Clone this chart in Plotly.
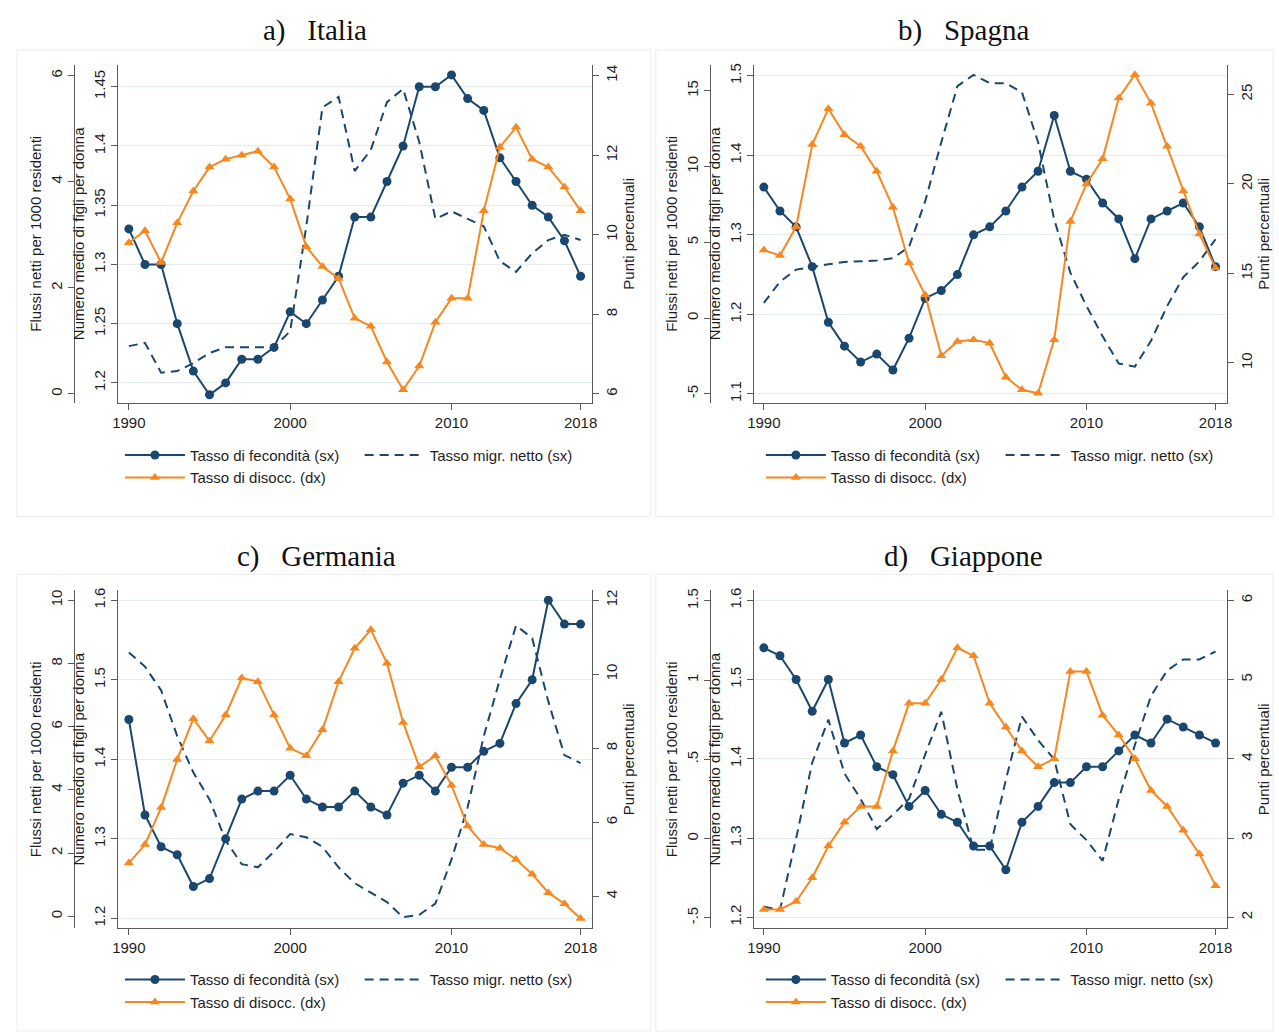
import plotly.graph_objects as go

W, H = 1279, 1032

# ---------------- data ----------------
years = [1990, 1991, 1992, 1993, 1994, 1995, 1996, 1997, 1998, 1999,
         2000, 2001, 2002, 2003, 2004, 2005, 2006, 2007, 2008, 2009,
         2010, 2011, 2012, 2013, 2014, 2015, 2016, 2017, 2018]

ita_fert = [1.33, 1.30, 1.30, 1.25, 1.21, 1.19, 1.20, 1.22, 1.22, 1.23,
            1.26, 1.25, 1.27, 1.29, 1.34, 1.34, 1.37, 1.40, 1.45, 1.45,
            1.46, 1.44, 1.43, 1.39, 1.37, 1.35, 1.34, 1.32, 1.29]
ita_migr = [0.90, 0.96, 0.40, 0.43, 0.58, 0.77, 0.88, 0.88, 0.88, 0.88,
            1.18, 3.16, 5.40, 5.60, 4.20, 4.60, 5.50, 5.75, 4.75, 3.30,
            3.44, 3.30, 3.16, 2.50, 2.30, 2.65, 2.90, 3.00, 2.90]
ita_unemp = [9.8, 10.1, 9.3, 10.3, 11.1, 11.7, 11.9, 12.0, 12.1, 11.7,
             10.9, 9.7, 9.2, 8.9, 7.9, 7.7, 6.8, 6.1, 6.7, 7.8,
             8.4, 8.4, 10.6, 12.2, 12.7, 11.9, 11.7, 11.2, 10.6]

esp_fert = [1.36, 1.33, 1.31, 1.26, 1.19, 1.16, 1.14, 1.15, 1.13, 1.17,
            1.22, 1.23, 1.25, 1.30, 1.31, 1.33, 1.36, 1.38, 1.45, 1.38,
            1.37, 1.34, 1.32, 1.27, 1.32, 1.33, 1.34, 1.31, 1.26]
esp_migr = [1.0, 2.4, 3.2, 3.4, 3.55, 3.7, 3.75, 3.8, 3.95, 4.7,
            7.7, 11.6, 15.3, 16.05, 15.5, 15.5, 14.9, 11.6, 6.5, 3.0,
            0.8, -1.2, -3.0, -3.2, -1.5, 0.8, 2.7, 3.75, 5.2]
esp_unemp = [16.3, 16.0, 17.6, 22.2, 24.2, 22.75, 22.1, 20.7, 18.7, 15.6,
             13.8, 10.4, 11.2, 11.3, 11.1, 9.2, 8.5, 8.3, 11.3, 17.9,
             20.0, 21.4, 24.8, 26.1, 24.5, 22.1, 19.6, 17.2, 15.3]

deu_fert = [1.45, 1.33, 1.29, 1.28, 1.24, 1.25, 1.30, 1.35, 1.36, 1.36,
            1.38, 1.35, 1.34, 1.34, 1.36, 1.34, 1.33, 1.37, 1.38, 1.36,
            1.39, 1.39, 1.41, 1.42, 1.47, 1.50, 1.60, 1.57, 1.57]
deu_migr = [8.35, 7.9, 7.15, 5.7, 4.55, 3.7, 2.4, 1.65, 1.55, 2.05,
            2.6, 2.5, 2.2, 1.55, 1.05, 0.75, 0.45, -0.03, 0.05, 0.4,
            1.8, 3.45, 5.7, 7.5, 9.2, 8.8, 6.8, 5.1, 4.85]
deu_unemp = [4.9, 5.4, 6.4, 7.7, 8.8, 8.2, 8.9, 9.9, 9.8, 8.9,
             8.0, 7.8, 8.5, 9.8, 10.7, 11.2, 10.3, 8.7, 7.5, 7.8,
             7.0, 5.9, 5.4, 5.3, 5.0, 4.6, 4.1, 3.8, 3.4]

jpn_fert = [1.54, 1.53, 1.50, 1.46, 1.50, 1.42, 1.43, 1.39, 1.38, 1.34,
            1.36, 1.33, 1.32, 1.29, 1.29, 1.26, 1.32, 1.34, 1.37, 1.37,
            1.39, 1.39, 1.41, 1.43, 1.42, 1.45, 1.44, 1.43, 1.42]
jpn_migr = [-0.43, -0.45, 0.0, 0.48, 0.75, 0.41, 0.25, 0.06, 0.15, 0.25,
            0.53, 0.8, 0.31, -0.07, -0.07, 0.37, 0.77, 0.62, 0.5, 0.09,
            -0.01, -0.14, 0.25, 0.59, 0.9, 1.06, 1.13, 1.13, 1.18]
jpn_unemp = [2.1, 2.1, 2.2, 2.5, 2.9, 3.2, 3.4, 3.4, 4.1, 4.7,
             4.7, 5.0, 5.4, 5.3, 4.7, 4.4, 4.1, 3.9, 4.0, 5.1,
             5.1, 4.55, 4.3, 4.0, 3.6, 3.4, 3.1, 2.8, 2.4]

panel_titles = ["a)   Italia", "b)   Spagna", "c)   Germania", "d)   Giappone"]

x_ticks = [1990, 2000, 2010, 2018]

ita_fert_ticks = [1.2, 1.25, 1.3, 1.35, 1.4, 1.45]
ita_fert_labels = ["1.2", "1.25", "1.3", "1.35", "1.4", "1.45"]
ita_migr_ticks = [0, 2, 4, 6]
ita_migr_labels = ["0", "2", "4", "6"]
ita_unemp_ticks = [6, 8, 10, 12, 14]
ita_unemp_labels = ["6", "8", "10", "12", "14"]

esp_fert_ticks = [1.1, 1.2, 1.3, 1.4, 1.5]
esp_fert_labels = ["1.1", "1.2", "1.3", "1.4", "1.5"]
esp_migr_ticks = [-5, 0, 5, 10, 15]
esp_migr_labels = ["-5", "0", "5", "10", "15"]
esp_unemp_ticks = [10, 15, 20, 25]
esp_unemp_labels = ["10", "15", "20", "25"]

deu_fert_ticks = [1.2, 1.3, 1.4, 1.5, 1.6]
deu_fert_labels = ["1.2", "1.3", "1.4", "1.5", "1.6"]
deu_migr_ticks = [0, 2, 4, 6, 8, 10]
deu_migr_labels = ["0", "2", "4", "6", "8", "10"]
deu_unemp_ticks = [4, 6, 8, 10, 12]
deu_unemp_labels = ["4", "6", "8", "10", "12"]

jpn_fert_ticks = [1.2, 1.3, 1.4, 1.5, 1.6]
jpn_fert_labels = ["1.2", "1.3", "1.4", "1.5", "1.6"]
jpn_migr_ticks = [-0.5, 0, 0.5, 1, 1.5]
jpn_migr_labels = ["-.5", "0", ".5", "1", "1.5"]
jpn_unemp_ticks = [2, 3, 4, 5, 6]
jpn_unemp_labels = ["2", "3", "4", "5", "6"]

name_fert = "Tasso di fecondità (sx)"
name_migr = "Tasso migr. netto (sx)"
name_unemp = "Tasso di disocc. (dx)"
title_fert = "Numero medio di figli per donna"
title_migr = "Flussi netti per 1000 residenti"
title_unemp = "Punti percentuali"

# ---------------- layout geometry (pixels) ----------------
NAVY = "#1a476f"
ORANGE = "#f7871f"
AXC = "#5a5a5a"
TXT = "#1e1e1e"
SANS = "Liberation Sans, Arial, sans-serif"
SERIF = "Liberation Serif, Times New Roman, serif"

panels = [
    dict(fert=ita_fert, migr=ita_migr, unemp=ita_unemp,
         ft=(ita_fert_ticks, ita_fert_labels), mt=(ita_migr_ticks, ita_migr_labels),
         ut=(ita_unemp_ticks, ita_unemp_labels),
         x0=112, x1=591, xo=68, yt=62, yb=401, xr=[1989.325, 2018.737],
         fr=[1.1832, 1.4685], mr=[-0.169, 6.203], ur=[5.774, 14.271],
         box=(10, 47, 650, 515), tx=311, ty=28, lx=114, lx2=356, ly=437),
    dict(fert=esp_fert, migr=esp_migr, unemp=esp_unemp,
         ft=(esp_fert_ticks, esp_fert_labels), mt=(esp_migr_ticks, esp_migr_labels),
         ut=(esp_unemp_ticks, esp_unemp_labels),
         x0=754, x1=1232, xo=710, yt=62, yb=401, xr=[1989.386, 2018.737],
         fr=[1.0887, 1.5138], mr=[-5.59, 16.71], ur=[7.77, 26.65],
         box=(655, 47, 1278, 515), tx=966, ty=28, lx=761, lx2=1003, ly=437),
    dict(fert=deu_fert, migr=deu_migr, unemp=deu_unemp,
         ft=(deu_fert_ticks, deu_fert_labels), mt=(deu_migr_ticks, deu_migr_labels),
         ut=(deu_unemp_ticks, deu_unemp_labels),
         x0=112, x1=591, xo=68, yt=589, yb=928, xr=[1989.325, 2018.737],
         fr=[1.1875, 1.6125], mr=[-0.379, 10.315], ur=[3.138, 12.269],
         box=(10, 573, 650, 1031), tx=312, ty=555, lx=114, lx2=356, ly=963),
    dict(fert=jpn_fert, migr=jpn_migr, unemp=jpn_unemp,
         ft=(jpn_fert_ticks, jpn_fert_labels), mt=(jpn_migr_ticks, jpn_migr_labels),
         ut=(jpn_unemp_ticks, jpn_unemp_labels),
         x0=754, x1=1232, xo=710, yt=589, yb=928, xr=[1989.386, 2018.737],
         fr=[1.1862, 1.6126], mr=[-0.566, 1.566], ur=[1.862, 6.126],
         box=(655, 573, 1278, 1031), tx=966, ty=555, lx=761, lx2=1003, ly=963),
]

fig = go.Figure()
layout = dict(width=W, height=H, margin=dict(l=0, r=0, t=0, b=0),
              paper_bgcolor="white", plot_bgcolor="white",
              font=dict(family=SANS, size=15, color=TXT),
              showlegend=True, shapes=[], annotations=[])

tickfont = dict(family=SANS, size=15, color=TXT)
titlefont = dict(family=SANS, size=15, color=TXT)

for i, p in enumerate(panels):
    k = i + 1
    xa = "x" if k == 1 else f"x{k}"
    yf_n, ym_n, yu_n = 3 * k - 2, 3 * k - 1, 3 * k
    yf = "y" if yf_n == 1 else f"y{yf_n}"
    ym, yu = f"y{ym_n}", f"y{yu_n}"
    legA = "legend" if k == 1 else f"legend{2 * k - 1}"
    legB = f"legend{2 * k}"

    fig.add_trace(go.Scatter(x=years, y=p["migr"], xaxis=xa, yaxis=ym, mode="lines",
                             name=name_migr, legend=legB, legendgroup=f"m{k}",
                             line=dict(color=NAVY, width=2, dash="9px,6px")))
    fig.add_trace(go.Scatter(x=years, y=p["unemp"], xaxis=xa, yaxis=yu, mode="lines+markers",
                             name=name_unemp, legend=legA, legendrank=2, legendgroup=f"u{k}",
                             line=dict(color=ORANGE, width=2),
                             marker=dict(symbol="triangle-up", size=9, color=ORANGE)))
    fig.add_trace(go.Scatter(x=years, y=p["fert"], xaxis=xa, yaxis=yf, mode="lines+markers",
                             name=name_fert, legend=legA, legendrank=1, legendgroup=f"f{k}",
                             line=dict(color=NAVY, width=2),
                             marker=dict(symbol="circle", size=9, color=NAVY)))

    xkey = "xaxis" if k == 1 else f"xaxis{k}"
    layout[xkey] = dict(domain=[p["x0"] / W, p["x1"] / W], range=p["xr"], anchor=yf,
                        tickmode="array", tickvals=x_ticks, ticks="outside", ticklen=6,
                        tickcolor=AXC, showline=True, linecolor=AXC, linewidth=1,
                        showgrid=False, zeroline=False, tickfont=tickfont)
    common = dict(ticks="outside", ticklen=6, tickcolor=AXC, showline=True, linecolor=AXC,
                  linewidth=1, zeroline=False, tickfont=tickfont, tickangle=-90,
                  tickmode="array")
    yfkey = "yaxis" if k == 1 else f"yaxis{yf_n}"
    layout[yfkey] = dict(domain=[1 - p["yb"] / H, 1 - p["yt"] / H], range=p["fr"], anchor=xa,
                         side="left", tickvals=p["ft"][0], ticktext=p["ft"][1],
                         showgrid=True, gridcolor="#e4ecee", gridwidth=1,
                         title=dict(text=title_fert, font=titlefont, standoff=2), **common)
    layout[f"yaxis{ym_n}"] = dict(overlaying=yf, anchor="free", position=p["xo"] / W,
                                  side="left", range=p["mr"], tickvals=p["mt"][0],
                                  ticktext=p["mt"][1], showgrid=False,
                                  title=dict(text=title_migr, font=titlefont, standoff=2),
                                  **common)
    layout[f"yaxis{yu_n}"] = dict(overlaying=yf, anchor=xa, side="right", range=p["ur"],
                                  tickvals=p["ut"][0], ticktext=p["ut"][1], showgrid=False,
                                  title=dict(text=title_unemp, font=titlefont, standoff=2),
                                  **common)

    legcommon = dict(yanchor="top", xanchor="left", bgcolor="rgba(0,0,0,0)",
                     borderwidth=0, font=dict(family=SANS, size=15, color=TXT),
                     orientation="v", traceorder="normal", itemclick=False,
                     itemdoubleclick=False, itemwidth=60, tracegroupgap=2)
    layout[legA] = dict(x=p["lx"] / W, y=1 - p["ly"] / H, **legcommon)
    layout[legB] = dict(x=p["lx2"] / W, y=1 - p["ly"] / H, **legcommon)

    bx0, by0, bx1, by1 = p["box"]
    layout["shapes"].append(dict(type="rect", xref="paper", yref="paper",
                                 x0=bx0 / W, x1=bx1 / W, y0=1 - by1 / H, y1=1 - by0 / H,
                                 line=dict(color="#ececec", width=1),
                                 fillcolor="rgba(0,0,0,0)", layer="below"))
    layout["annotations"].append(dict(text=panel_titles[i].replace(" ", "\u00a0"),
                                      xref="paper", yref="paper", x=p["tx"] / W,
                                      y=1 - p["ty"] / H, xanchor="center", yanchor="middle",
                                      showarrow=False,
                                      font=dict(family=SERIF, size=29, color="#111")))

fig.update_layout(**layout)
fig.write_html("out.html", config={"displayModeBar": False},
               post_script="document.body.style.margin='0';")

...

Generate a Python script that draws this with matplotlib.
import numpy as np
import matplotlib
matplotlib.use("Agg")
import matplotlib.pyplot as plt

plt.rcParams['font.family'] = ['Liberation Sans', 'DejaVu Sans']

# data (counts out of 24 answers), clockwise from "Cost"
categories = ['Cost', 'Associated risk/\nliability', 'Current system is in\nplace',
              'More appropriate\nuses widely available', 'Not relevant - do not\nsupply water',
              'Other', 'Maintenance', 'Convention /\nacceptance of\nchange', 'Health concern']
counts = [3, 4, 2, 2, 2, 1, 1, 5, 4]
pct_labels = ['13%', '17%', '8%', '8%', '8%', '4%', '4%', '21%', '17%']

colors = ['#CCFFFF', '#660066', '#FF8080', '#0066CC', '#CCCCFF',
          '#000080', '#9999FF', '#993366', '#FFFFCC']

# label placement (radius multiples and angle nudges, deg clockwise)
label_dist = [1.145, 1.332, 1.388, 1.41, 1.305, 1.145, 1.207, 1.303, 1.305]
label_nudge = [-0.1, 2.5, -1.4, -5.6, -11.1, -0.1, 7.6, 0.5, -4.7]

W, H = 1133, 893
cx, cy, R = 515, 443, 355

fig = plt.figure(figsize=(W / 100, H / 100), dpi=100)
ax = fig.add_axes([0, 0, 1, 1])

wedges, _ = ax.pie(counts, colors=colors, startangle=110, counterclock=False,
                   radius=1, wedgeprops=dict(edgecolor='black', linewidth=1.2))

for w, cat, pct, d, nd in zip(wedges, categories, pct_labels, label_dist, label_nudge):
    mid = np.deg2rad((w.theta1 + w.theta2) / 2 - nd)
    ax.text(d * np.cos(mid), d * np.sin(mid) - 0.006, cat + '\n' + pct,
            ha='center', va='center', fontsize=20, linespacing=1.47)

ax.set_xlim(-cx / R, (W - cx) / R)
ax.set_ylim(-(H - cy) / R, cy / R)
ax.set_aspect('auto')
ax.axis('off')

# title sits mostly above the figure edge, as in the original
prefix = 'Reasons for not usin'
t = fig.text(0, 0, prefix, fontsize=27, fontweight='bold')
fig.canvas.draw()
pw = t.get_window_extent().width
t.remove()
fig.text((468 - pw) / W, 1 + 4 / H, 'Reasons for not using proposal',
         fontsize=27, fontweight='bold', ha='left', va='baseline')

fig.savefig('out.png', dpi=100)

→ **OBJECTIVE**:
Above are some records. Output exactly the lines from the one that contains "Clone this chart in Plotly." to the one that contains "20.0, 21.4, 24.8, 26.1, 24.5, 22.1, 19.6, 17.2, 15.3]", keeping both, and omit the pictures.

→ **SOLUTION TO THIS PROBLEM**:
Clone this chart in Plotly.
import plotly.graph_objects as go

W, H = 1279, 1032

# ---------------- data ----------------
years = [1990, 1991, 1992, 1993, 1994, 1995, 1996, 1997, 1998, 1999,
         2000, 2001, 2002, 2003, 2004, 2005, 2006, 2007, 2008, 2009,
         2010, 2011, 2012, 2013, 2014, 2015, 2016, 2017, 2018]

ita_fert = [1.33, 1.30, 1.30, 1.25, 1.21, 1.19, 1.20, 1.22, 1.22, 1.23,
            1.26, 1.25, 1.27, 1.29, 1.34, 1.34, 1.37, 1.40, 1.45, 1.45,
            1.46, 1.44, 1.43, 1.39, 1.37, 1.35, 1.34, 1.32, 1.29]
ita_migr = [0.90, 0.96, 0.40, 0.43, 0.58, 0.77, 0.88, 0.88, 0.88, 0.88,
            1.18, 3.16, 5.40, 5.60, 4.20, 4.60, 5.50, 5.75, 4.75, 3.30,
            3.44, 3.30, 3.16, 2.50, 2.30, 2.65, 2.90, 3.00, 2.90]
ita_unemp = [9.8, 10.1, 9.3, 10.3, 11.1, 11.7, 11.9, 12.0, 12.1, 11.7,
             10.9, 9.7, 9.2, 8.9, 7.9, 7.7, 6.8, 6.1, 6.7, 7.8,
             8.4, 8.4, 10.6, 12.2, 12.7, 11.9, 11.7, 11.2, 10.6]

esp_fert = [1.36, 1.33, 1.31, 1.26, 1.19, 1.16, 1.14, 1.15, 1.13, 1.17,
            1.22, 1.23, 1.25, 1.30, 1.31, 1.33, 1.36, 1.38, 1.45, 1.38,
            1.37, 1.34, 1.32, 1.27, 1.32, 1.33, 1.34, 1.31, 1.26]
esp_migr = [1.0, 2.4, 3.2, 3.4, 3.55, 3.7, 3.75, 3.8, 3.95, 4.7,
            7.7, 11.6, 15.3, 16.05, 15.5, 15.5, 14.9, 11.6, 6.5, 3.0,
            0.8, -1.2, -3.0, -3.2, -1.5, 0.8, 2.7, 3.75, 5.2]
esp_unemp = [16.3, 16.0, 17.6, 22.2, 24.2, 22.75, 22.1, 20.7, 18.7, 15.6,
             13.8, 10.4, 11.2, 11.3, 11.1, 9.2, 8.5, 8.3, 11.3, 17.9,
             20.0, 21.4, 24.8, 26.1, 24.5, 22.1, 19.6, 17.2, 15.3]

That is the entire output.